___ The records

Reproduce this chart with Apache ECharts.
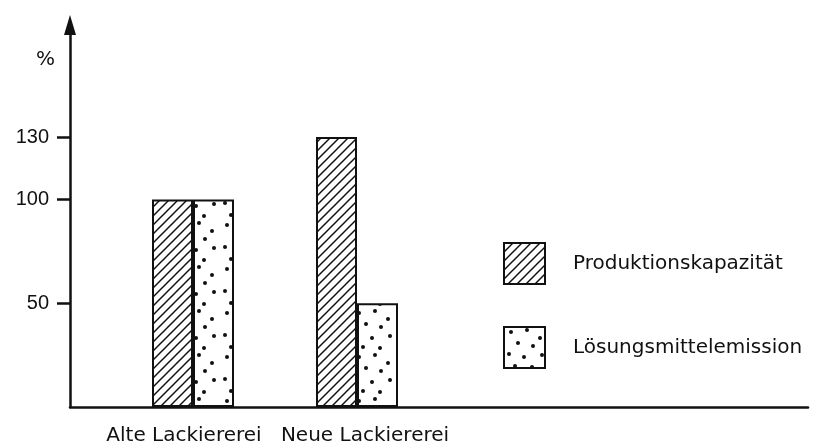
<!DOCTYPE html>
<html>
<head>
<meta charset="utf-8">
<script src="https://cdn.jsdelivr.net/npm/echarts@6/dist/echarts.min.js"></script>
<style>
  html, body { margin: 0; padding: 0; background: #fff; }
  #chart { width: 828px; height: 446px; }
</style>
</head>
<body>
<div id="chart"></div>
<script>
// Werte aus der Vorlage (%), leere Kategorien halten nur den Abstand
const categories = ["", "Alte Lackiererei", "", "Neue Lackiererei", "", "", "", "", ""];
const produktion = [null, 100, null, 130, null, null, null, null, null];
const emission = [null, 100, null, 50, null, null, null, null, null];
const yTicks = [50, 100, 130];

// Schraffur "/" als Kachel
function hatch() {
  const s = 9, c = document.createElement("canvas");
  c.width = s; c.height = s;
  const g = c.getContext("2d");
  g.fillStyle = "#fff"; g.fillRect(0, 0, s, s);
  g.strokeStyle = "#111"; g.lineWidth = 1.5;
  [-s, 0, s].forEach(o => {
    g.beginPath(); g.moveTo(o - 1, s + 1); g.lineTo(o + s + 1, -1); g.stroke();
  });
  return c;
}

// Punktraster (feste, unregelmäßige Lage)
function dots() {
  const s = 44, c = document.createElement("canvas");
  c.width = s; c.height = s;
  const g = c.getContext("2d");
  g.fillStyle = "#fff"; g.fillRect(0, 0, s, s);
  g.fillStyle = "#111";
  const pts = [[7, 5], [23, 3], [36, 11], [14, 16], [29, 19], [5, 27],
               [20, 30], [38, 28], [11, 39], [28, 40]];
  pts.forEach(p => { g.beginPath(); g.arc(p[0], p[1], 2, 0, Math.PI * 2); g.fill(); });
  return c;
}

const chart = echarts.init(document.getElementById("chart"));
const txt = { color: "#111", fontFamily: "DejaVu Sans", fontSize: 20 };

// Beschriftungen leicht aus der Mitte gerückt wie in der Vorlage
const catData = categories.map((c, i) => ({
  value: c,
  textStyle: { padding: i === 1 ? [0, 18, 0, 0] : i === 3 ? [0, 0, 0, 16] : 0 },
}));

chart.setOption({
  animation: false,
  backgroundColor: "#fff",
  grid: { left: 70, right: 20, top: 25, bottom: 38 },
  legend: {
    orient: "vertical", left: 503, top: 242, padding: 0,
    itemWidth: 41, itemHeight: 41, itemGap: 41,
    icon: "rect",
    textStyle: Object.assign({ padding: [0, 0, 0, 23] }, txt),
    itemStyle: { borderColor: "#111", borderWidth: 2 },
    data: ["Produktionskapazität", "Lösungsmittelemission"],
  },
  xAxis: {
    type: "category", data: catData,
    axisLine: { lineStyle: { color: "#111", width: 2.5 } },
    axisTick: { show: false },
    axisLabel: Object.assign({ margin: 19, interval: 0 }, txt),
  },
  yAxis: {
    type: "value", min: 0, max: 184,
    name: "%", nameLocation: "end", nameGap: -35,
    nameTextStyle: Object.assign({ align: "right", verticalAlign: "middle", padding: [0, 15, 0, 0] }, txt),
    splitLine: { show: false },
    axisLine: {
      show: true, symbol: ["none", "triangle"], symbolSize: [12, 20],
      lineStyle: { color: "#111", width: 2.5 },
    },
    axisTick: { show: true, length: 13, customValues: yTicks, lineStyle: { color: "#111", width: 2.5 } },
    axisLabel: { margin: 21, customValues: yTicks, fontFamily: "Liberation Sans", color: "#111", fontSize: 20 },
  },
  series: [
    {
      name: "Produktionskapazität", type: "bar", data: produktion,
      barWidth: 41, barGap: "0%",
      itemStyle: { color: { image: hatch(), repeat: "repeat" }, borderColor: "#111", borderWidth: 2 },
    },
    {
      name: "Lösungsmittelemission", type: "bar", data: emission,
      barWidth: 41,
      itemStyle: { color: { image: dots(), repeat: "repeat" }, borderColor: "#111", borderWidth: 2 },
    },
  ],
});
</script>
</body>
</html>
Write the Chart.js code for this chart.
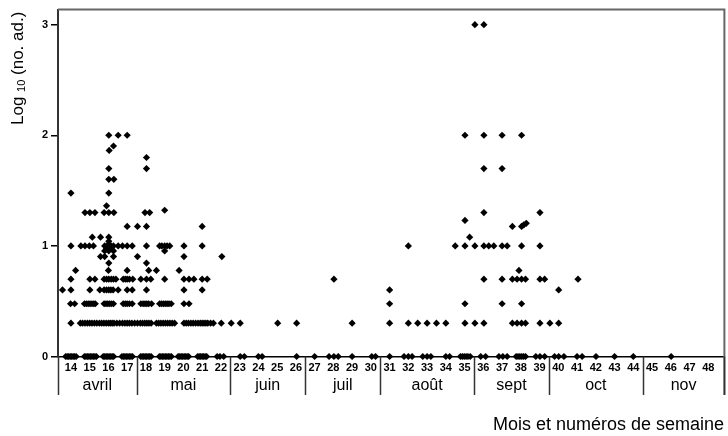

______

### Exercise instructions
Copy each line exactly, and leave the pictures out of your copy.

### Output for this exercise
Reproduce this chart with Apache ECharts.
<!DOCTYPE html>
<html>
<head>
<meta charset="utf-8">
<script src="https://cdn.jsdelivr.net/npm/echarts@6/dist/echarts.min.js"></script>
<style>
  html, body { margin: 0; padding: 0; background: #fff; }
  #chart { width: 828px; height: 446px; }
</style>
</head>
<body>
<div id="chart"></div>
<script>
// Werte aus der Vorlage (%), leere Kategorien halten nur den Abstand
const categories = ["", "Alte Lackiererei", "", "Neue Lackiererei", "", "", "", "", ""];
const produktion = [null, 100, null, 130, null, null, null, null, null];
const emission = [null, 100, null, 50, null, null, null, null, null];
const yTicks = [50, 100, 130];

// Schraffur "/" als Kachel
function hatch() {
  const s = 9, c = document.createElement("canvas");
  c.width = s; c.height = s;
  const g = c.getContext("2d");
  g.fillStyle = "#fff"; g.fillRect(0, 0, s, s);
  g.strokeStyle = "#111"; g.lineWidth = 1.5;
  [-s, 0, s].forEach(o => {
    g.beginPath(); g.moveTo(o - 1, s + 1); g.lineTo(o + s + 1, -1); g.stroke();
  });
  return c;
}

// Punktraster (feste, unregelmäßige Lage)
function dots() {
  const s = 44, c = document.createElement("canvas");
  c.width = s; c.height = s;
  const g = c.getContext("2d");
  g.fillStyle = "#fff"; g.fillRect(0, 0, s, s);
  g.fillStyle = "#111";
  const pts = [[7, 5], [23, 3], [36, 11], [14, 16], [29, 19], [5, 27],
               [20, 30], [38, 28], [11, 39], [28, 40]];
  pts.forEach(p => { g.beginPath(); g.arc(p[0], p[1], 2, 0, Math.PI * 2); g.fill(); });
  return c;
}

const chart = echarts.init(document.getElementById("chart"));
const txt = { color: "#111", fontFamily: "DejaVu Sans", fontSize: 20 };

// Beschriftungen leicht aus der Mitte gerückt wie in der Vorlage
const catData = categories.map((c, i) => ({
  value: c,
  textStyle: { padding: i === 1 ? [0, 18, 0, 0] : i === 3 ? [0, 0, 0, 16] : 0 },
}));

chart.setOption({
  animation: false,
  backgroundColor: "#fff",
  grid: { left: 70, right: 20, top: 25, bottom: 38 },
  legend: {
    orient: "vertical", left: 503, top: 242, padding: 0,
    itemWidth: 41, itemHeight: 41, itemGap: 41,
    icon: "rect",
    textStyle: Object.assign({ padding: [0, 0, 0, 23] }, txt),
    itemStyle: { borderColor: "#111", borderWidth: 2 },
    data: ["Produktionskapazität", "Lösungsmittelemission"],
  },
  xAxis: {
    type: "category", data: catData,
    axisLine: { lineStyle: { color: "#111", width: 2.5 } },
    axisTick: { show: false },
    axisLabel: Object.assign({ margin: 19, interval: 0 }, txt),
  },
  yAxis: {
    type: "value", min: 0, max: 184,
    name: "%", nameLocation: "end", nameGap: -35,
    nameTextStyle: Object.assign({ align: "right", verticalAlign: "middle", padding: [0, 15, 0, 0] }, txt),
    splitLine: { show: false },
    axisLine: {
      show: true, symbol: ["none", "triangle"], symbolSize: [12, 20],
      lineStyle: { color: "#111", width: 2.5 },
    },
    axisTick: { show: true, length: 13, customValues: yTicks, lineStyle: { color: "#111", width: 2.5 } },
    axisLabel: { margin: 21, customValues: yTicks, fontFamily: "Liberation Sans", color: "#111", fontSize: 20 },
  },
  series: [
    {
      name: "Produktionskapazität", type: "bar", data: produktion,
      barWidth: 41, barGap: "0%",
      itemStyle: { color: { image: hatch(), repeat: "repeat" }, borderColor: "#111", borderWidth: 2 },
    },
    {
      name: "Lösungsmittelemission", type: "bar", data: emission,
      barWidth: 41,
      itemStyle: { color: { image: dots(), repeat: "repeat" }, borderColor: "#111", borderWidth: 2 },
    },
  ],
});
</script>
</body>
</html>
Write the Chart.js code for this chart.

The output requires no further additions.